--- start Given information ---

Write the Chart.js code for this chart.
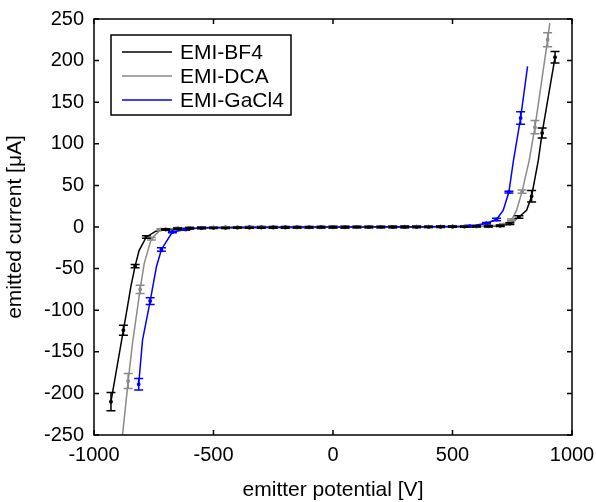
<!DOCTYPE html>
<html>
<head>
<meta charset="utf-8">
<script src="https://cdn.jsdelivr.net/npm/chart.js@4/dist/chart.umd.min.js"></script>
<style>
  html, body { margin: 0; padding: 0; background: #fff; }
  #wrap { width: 596px; height: 502px; }
</style>
</head>
<body>
<div id="wrap"><canvas id="ivChart" width="596" height="502"></canvas></div>
<script>
// emitter potential [V] / emitted current [uA], error = half bar height (null: no bar)
const bf4X = [-929, -877, -860, -846, -828, -811, -781, -741, -700,
  -650, -600, -550, -500, -450, -400, -350, -300, -250, -200, -150, -100, -50,
  0, 50, 100, 150, 200, 250, 300, 350, 400, 450, 500, 550, 600, 650,
  700, 740, 778, 810, 831, 859, 875, 929];
const bf4Y = [-210, -124, -96, -72, -47, -28, -12, -5, -3,
  -2, -1.5, -1.2, -1, -1, -0.8, -0.8, -0.7, -0.6, -0.6, -0.5, -0.5, -0.4,
  -0.3, -0.3, -0.2, -0.2, -0.1, 0, 0, 0.1, 0.2, 0.3, 0.4, 0.5, 0.7, 0.9,
  1.5, 4, 12, 20, 37, 80, 113, 204];
const bf4Err = [11, 6, null, null, 2, null, 1.5, null, 1,
  0.8, 0.8, 0.8, 0.8, 0.8, 0.8, 0.8, 0.8, 0.8, 0.8, 0.8, 0.8, 0.8,
  0.8, 0.8, 0.8, 0.8, 0.8, 0.8, 0.8, 0.8, 0.8, 0.8, 0.8, 0.8, 0.8, 0.8,
  1, 1, 1.5, null, 7, null, 6, 7];

const dcaX = [-885, -857, -839, -807, -790, -760, -720,
  -650, -600, -550, -500, -450, -400, -350, -300, -250, -200, -150, -100, -50,
  0, 50, 100, 150, 200, 250, 300, 350, 400, 450, 500, 550, 600, 650,
  712, 747, 768, 791, 821, 845, 898, 907];
const dcaY = [-262, -185, -140, -75, -44, -14, -3,
  -1.5, -1, -0.8, -0.6, -0.5, -0.5, -0.4, -0.3, -0.3, -0.2, -0.2, -0.1, -0.1,
  0, 0, 0, 0.1, 0.1, 0.2, 0.2, 0.3, 0.3, 0.4, 0.5, 0.6, 0.8, 1,
  3, 8.5, 20, 42.5, 80, 120, 225, 245];
const dcaErr = [null, 9, null, 5, null, 1.5, 1,
  0.8, 0.8, 0.8, 0.8, 0.8, 0.8, 0.8, 0.8, 0.8, 0.8, 0.8, 0.8, 0.8,
  0.8, 0.8, 0.8, 0.8, 0.8, 0.8, 0.8, 0.8, 0.8, 0.8, 0.8, 0.8, 0.8, 0.8,
  1, 1, null, 2, null, 8, 8.5, null];

const gacl4X = [-813, -797, -765, -739, -718, -672, -616,
  -550, -500, -450, -400, -350, -300, -250, -200, -150, -100, -50,
  0, 50, 100, 150, 200, 250, 300, 350, 400, 450, 500,
  572, 642, 684, 712, 736, 754, 785, 814];
const gacl4Y = [-189, -136, -89, -48, -27, -6, -3,
  -1, -0.7, -0.5, -0.4, -0.3, -0.3, -0.2, -0.2, -0.1, -0.1, 0,
  0, 0, 0.1, 0.1, 0.2, 0.2, 0.3, 0.3, 0.4, 0.5, 0.6,
  1, 4.5, 9, 20, 42, 78, 131, 193];
const gacl4Err = [7, null, 4, null, 2, 1, 1,
  0.8, 0.8, 0.8, 0.8, 0.8, 0.8, 0.8, 0.8, 0.8, 0.8, 0.8,
  0.8, 0.8, 0.8, 0.8, 0.8, 0.8, 0.8, 0.8, 0.8, 0.8, 0.8,
  1, 1, 1.5, null, 1, null, 7.5, null];

const seriesNames = ['EMI-BF4', 'EMI-DCA', 'EMI-GaCl4'];
const seriesColors = ['#000000', '#8a8a8a', '#0000ff'];

const FONT = '"Liberation Sans", Arial, Helvetica, sans-serif';

function toPoints(xs, ys) {
  return xs.map((x, i) => ({ x: x, y: ys[i] }));
}

function makeSet(i, xs, ys, errs, order) {
  return {
    label: seriesNames[i],
    data: toPoints(xs, ys),
    errors: errs,
    borderColor: seriesColors[i],
    backgroundColor: seriesColors[i],
    borderWidth: 1.5,
    // only measured points with a bar get a dot
    pointRadius: c => (errs[c.dataIndex] == null ? 0 : 1.2),
    pointHoverRadius: 0,
    tension: 0,
    order: order
  };
}

// error bars, box with inward ticks, legend
const framePlugin = {
  id: 'framePlugin',
  afterDatasetsDraw(chart) {
    const ctx = chart.ctx;
    const xs = chart.scales.x, ys = chart.scales.y;
    const area = chart.chartArea;
    ctx.save();
    ctx.beginPath();
    ctx.rect(area.left, area.top, area.right - area.left, area.bottom - area.top);
    ctx.clip();
    // draw in reverse so the first dataset ends up on top like the lines
    for (let d = chart.data.datasets.length - 1; d >= 0; d--) {
      const ds = chart.data.datasets[d];
      ctx.strokeStyle = ds.borderColor;
      ctx.lineWidth = 1.5;
      ds.data.forEach((p, i) => {
        const e = ds.errors[i];
        if (e == null) return;
        const px = xs.getPixelForValue(p.x);
        const top = ys.getPixelForValue(p.y + e);
        const bot = ys.getPixelForValue(p.y - e);
        ctx.beginPath();
        ctx.moveTo(px, top); ctx.lineTo(px, bot);
        ctx.moveTo(px - 4.5, top); ctx.lineTo(px + 4.5, top);
        ctx.moveTo(px - 4.5, bot); ctx.lineTo(px + 4.5, bot);
        ctx.stroke();
      });
    }
    ctx.restore();
  },
  afterDraw(chart) {
    const ctx = chart.ctx;
    const xs = chart.scales.x, ys = chart.scales.y;
    const a = chart.chartArea;
    const tick = 5;
    ctx.save();
    ctx.strokeStyle = '#000';
    ctx.lineWidth = 1.5;
    ctx.strokeRect(a.left, a.top, a.right - a.left, a.bottom - a.top);
    ctx.beginPath();
    xs.ticks.forEach(t => {
      const px = xs.getPixelForValue(t.value);
      ctx.moveTo(px, a.bottom); ctx.lineTo(px, a.bottom - tick);
      ctx.moveTo(px, a.top); ctx.lineTo(px, a.top + tick);
    });
    ys.ticks.forEach(t => {
      const py = ys.getPixelForValue(t.value);
      ctx.moveTo(a.left, py); ctx.lineTo(a.left + tick, py);
      ctx.moveTo(a.right, py); ctx.lineTo(a.right - tick, py);
    });
    ctx.stroke();

    // legend box
    const lx = a.left + 17, ly = a.top + 16, lw = 180, lh = 80;
    ctx.fillStyle = '#fff';
    ctx.fillRect(lx, ly, lw, lh);
    ctx.strokeRect(lx, ly, lw, lh);
    ctx.font = '21px ' + FONT;
    ctx.textBaseline = 'middle';
    ctx.textAlign = 'left';
    chart.data.datasets.forEach((ds, i) => {
      const y = ly + 17 + i * 24;
      ctx.strokeStyle = ds.borderColor;
      ctx.lineWidth = 1.5;
      ctx.beginPath();
      ctx.moveTo(lx + 11, y); ctx.lineTo(lx + 61, y);
      ctx.stroke();
      ctx.fillStyle = '#000';
      ctx.fillText(ds.label, lx + 69, y + 1);
    });
    ctx.restore();
  }
};

const chart = new Chart(document.getElementById('ivChart'), {
  type: 'line',
  data: {
    datasets: [
      makeSet(0, bf4X, bf4Y, bf4Err, 2),
      makeSet(1, dcaX, dcaY, dcaErr, 1),
      makeSet(2, gacl4X, gacl4Y, gacl4Err, 0)
    ]
  },
  options: {
    responsive: false,
    animation: false,
    layout: { padding: { top: 19, right: 24, left: 0, bottom: 0 } },
    plugins: {
      legend: { display: false },
      tooltip: { enabled: false }
    },
    scales: {
      x: {
        type: 'linear',
        min: -1000,
        max: 1000,
        ticks: {
          stepSize: 500,
          color: '#000',
          font: { size: 20, family: FONT },
          padding: 8,
          maxRotation: 0,
          callback: v => String(v)
        },
        grid: { display: false, drawTicks: false },
        border: { display: false },
        title: {
          display: true,
          text: 'emitter potential [V]',
          color: '#000',
          font: { size: 21, family: FONT },
          padding: { top: 0, bottom: -1 }
        },
        afterFit(s) {
          s.height = 67;
          // end labels may hang over the frame; keep the plot width fixed
          s.paddingLeft = 0;
          s.paddingRight = 0;
        }
      },
      y: {
        type: 'linear',
        min: -250,
        max: 250,
        ticks: {
          stepSize: 50,
          color: '#000',
          font: { size: 20, family: FONT },
          padding: 10,
          callback: v => String(v)
        },
        grid: { display: false, drawTicks: false },
        border: { display: false },
        title: {
          display: true,
          text: 'emitted current [μA]',
          color: '#000',
          font: { size: 21, family: FONT },
          padding: { top: 3, bottom: 0 }
        },
        afterFit(s) {
          s.width = 94;
          s.paddingTop = 0;
          s.paddingBottom = 0;
        }
      }
    }
  },
  plugins: [framePlugin]
});
</script>
</body>
</html>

--- end Given information ---

→ Problem statement
Everything from the first line of the listing above through the line that contains "1, 1, 1.5, null, 7, null, 6, 7];" is to be restated word for word, minus the pictures.

→ Solution for this problem
Write the Chart.js code for this chart.
<!DOCTYPE html>
<html>
<head>
<meta charset="utf-8">
<script src="https://cdn.jsdelivr.net/npm/chart.js@4/dist/chart.umd.min.js"></script>
<style>
  html, body { margin: 0; padding: 0; background: #fff; }
  #wrap { width: 596px; height: 502px; }
</style>
</head>
<body>
<div id="wrap"><canvas id="ivChart" width="596" height="502"></canvas></div>
<script>
// emitter potential [V] / emitted current [uA], error = half bar height (null: no bar)
const bf4X = [-929, -877, -860, -846, -828, -811, -781, -741, -700,
  -650, -600, -550, -500, -450, -400, -350, -300, -250, -200, -150, -100, -50,
  0, 50, 100, 150, 200, 250, 300, 350, 400, 450, 500, 550, 600, 650,
  700, 740, 778, 810, 831, 859, 875, 929];
const bf4Y = [-210, -124, -96, -72, -47, -28, -12, -5, -3,
  -2, -1.5, -1.2, -1, -1, -0.8, -0.8, -0.7, -0.6, -0.6, -0.5, -0.5, -0.4,
  -0.3, -0.3, -0.2, -0.2, -0.1, 0, 0, 0.1, 0.2, 0.3, 0.4, 0.5, 0.7, 0.9,
  1.5, 4, 12, 20, 37, 80, 113, 204];
const bf4Err = [11, 6, null, null, 2, null, 1.5, null, 1,
  0.8, 0.8, 0.8, 0.8, 0.8, 0.8, 0.8, 0.8, 0.8, 0.8, 0.8, 0.8, 0.8,
  0.8, 0.8, 0.8, 0.8, 0.8, 0.8, 0.8, 0.8, 0.8, 0.8, 0.8, 0.8, 0.8, 0.8,
  1, 1, 1.5, null, 7, null, 6, 7];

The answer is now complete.